Daniel Villar, superintendente da Odebrecht Realizações Imobiliárias, também acha que a região precisa de um shopping, mas defendeu a instalação de outros equipamentos urbanos "menos óbvios", como na área de saúde - hospitais e centros de diagnóstico, por exemplo - e de educação: escolas, creches e universidades. Para ele, a diversificação das atividades vai permitir que a região não funcione apenas "de segunda a sexta-feira em horário comercial".

A intervenção terá, porém, que enfrentar o grande gargalo de tráfego que a região do porto representa, disse Luiz Carlos de Souza Lobo, diretor de operações da Companhia de Desenvolvimento Urbano da Região do Porto do Rio de Janeiro (Cdurp). Segundo ele, a área fica na confluência de tráfego de quem chega e sai da cidade por rodovia, pela Ponte Rio-Niterói e pelos aeroportos e linhas férreas. Ele acha que o investimento em mobilidade terá de ser ampliado.

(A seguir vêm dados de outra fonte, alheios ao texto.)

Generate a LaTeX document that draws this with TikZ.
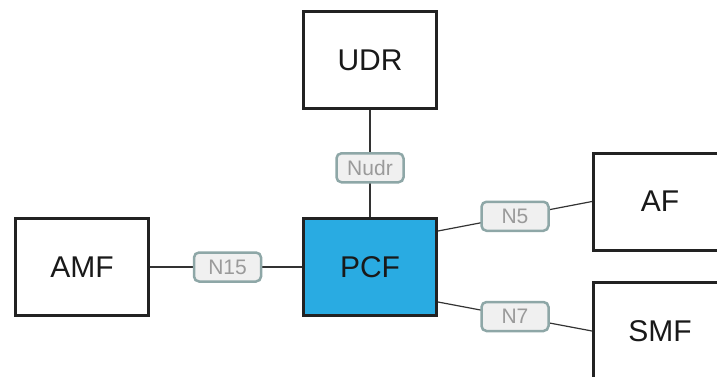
\documentclass[tikz,border=0pt]{standalone}
\usepackage{fontspec}
\setmainfont{Liberation Sans}
\usepackage{tikz}
\usetikzlibrary{positioning, calc}
\definecolor{nfblue}{HTML}{29ABE2}
\definecolor{ifedge}{HTML}{8EA7A7}
\definecolor{iffill}{HTML}{F0F0F0}
\definecolor{iftext}{HTML}{9A9A9A}
\definecolor{nfline}{HTML}{222222}

\begin{document}
\begin{tikzpicture}[
			x=1pt, y=1pt,
			nf/.style={
					rectangle, draw=nfline, line width=3pt, fill=white,
					minimum width=133pt, minimum height=97pt,
					font=\fontsize{30}{30}\selectfont, text=black!90
				},
			iface/.style={
					rectangle, draw=ifedge, line width=2.5pt, fill=iffill, rounded corners=5pt,
					minimum width=67pt, minimum height=29pt, inner sep=0pt,
					font=\fontsize{21}{21}\selectfont, text=iftext
				},
			link/.style={draw=black!80, line width=1.2pt}
		]

		% page frame, the outer boxes run off the edge
		\useasboundingbox (0,0) rectangle (717,376);
		\clip (0,0) rectangle (717,376);

		% network functions
		\node[nf] (udr) at (370,316) {UDR};
		\node[nf, fill=nfblue] (pcf) at (370,109) {PCF};
		\node[nf] (amf) at (82,109) {AMF};
		\node[nf] (af) at (660,174.5) {AF};
		\node[nf] (smf) at (660,45) {SMF};

		% reference points with their interface labels
		\draw[link] (udr.south) -- node[iface, pos=0.54] (nudr) {Nudr} (pcf.north);
		\draw[link] (amf.east) -- node[iface, pos=0.51] (n15) {N15} (pcf.west);
		\draw[link] ([yshift=36pt]pcf.east) -- node[iface] (n5) {N5} (af.west);
		\draw[link] ([yshift=-35pt]pcf.east) -- node[iface] (n7) {N7} (smf.west);

	\end{tikzpicture}
\end{document}
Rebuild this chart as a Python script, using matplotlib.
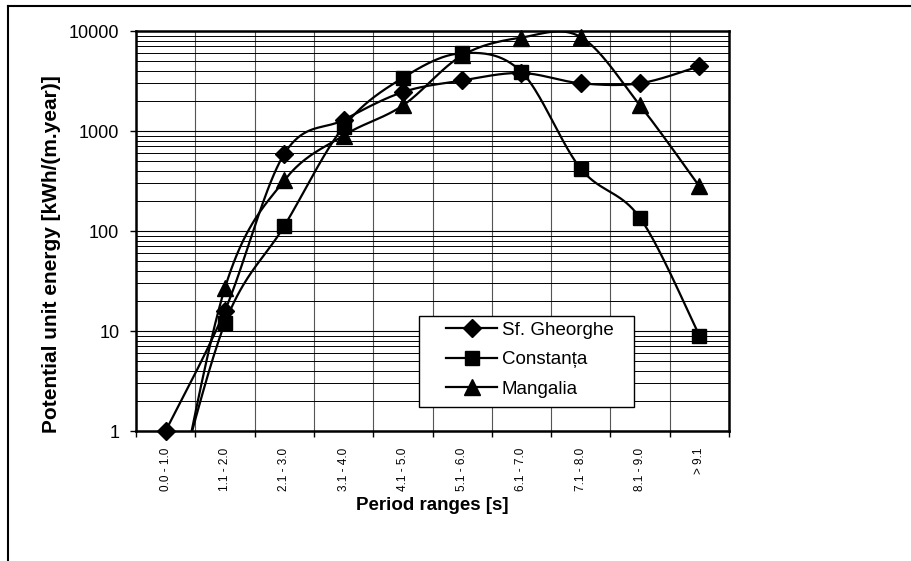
import numpy as np
import matplotlib.pyplot as plt
from matplotlib.lines import Line2D
from matplotlib.patches import Rectangle
from matplotlib.ticker import FixedLocator, NullFormatter

plt.rcParams['font.family'] = ['Liberation Sans', 'DejaVu Sans']

categories = ['0.0 - 1.0', '1.1 - 2.0', '2.1 - 3.0', '3.1 - 4.0', '4.1 - 5.0',
              '5.1 - 6.0', '6.1 - 7.0', '7.1 - 8.0', '8.1 - 9.0', '> 9.1']
sf_gheorghe = [1.0, 16, 590, 1290, 2450, 3200, 3800, 3000, 3000, 4450]
constanta = [0.1, 12, 112, 1100, 3400, 6000, 3900, 420, 135, 9]
mangalia = [0.05, 27, 320, 900, 1800, 5700, 8600, 8700, 1800, 280]

series = [('Sf. Gheorghe', sf_gheorghe, 'D', 9),
          ('Constanța', constanta, 's', 10),
          ('Mangalia', mangalia, '^', 11)]


def smooth(xs, ys, n=40):
    # excel-like bezier smoothing, done in (index, log10) space
    P = np.column_stack([xs, ys])
    out = []
    for i in range(len(P) - 1):
        p0 = P[i - 1] if i > 0 else P[i]
        p1, p2 = P[i], P[i + 1]
        p3 = P[i + 2] if i + 2 < len(P) else P[i + 1]
        c1 = p1 + (p2 - p0) / 6
        c2 = p2 - (p3 - p1) / 6
        t = np.linspace(0, 1, n)[:, None]
        seg = (1 - t)**3 * p1 + 3 * (1 - t)**2 * t * c1 + 3 * (1 - t) * t**2 * c2 + t**3 * p2
        out.append(seg if i == 0 else seg[1:])
    return np.vstack(out)


fig = plt.figure(figsize=(9.12, 5.61), dpi=100)
ax = fig.add_axes([136/912, 1 - 431/561, 593/912, 400/561])

x = np.arange(len(categories))
handles = []
for name, vals, mk, ms in series:
    vals = np.array(vals, dtype=float)
    curve = smooth(x, np.log10(vals))
    ax.plot(curve[:, 0], 10**curve[:, 1], color='black', lw=1.6, zorder=3)
    ok = vals >= 1
    ax.plot(x[ok], vals[ok], ls='none', marker=mk, ms=ms, color='black',
            zorder=3.5, clip_on=False)
    handles.append(Line2D([], [], color='black', lw=1.6, marker=mk, ms=ms, label=name))

ax.set_yscale('log')
ax.set_ylim(1, 10000)
ax.set_xlim(-0.5, len(categories) - 0.5)

# grid: decades + 2..9 in each decade, vertical lines between categories
ax.yaxis.set_major_locator(FixedLocator([1, 10, 100, 1000, 10000]))
ax.set_yticklabels(['1', '10', '100', '1000', '10000'])
minors = [m * 10**d for d in range(4) for m in range(2, 10)]
ax.yaxis.set_minor_locator(FixedLocator(minors))
ax.yaxis.set_minor_formatter(NullFormatter())
ax.grid(True, which='major', axis='y', color='black', lw=0.8)
ax.grid(True, which='minor', axis='y', color='black', lw=0.7)
ax.tick_params(axis='y', which='minor', length=0)
ax.tick_params(axis='y', which='major', length=4, width=1, labelsize=13, pad=8)

ax.xaxis.set_major_locator(FixedLocator(np.arange(len(categories) + 1) - 0.5))
ax.xaxis.set_major_formatter(NullFormatter())
ax.xaxis.set_minor_locator(FixedLocator(x))
ax.set_xticklabels(categories, minor=True, rotation=90, fontsize=8.5)
ax.tick_params(axis='x', which='major', length=4, width=1)
ax.tick_params(axis='x', which='minor', length=0, pad=12)
ax.grid(True, which='major', axis='x', color='#555555', lw=0.8)
ax.set_axisbelow(True)

for s in ax.spines.values():
    s.set_linewidth(1.8)

ax.set_ylabel('Potential unit energy [kWh/(m.year)]', fontsize=15, fontweight='bold')
ax.yaxis.set_label_coords(-0.126, 0.4425)
ax.set_xlabel('Period ranges [s]', fontsize=13.5, fontweight='bold')
ax.xaxis.set_label_coords(0.499, -0.165)

# legend box
ax.add_patch(Rectangle((0.477, 0.06), 0.363, 0.2275, transform=ax.transAxes,
                       facecolor='white', edgecolor='black', lw=1, zorder=4))
leg = ax.legend(handles=handles, loc='upper left', bbox_to_anchor=(0.517, 0.2825),
                frameon=False, fontsize=13.5, handlelength=2.7, handletextpad=0.25,
                labelspacing=0.65, borderaxespad=0, borderpad=0.2)
leg.set_zorder(5)

# outer frame (top and left only)
fig.add_artist(Line2D([8/912, 1], [1 - 6/561, 1 - 6/561], color='black', lw=1.5))
fig.add_artist(Line2D([8/912, 8/912], [0, 1 - 6/561], color='black', lw=1.5))

fig.savefig('out.png', dpi=100, facecolor='white')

Para Jean Caris, subsecretário de Planejamento e Modernização da Gestão da Casa Civil da Prefeitura do Rio de Janeiro, o programa representa "uma nova visão de desenvolvimento urbano e nova visão de desenvolvimento imobiliário". Caris elogiou o modelo de financiamento da intervenção, realizado por meio de Parceria Público Privada (PPP) em que todo o investimento é feito pela receita da venda de Cepacs (certificados de potencial adicional de construção), sem comprometer a capacidade de investimento do poder público municipal.

Leiloados pela primeira vez em 2011, os Cepacs adquiridos pelo fundo que administra a intervenção já se valorizaram. O fundo adquiriu os direitos por R$ 545 cada. Hoje cada um vale R$ 1.280, afirma o presidente da Cdurp, Alberto Gomes Silva. Só a valorização já alcançada seria suficiente para cobrir os custos de R$ 8 bilhões da intervenção e ainda remunerar as cotas do fundo, afirma o presidente da Cdurp. Do estoque de 6,4 milhões de Cepacs colocados pela prefeitura do Rio, um terço já foi negociado e convertido em obras.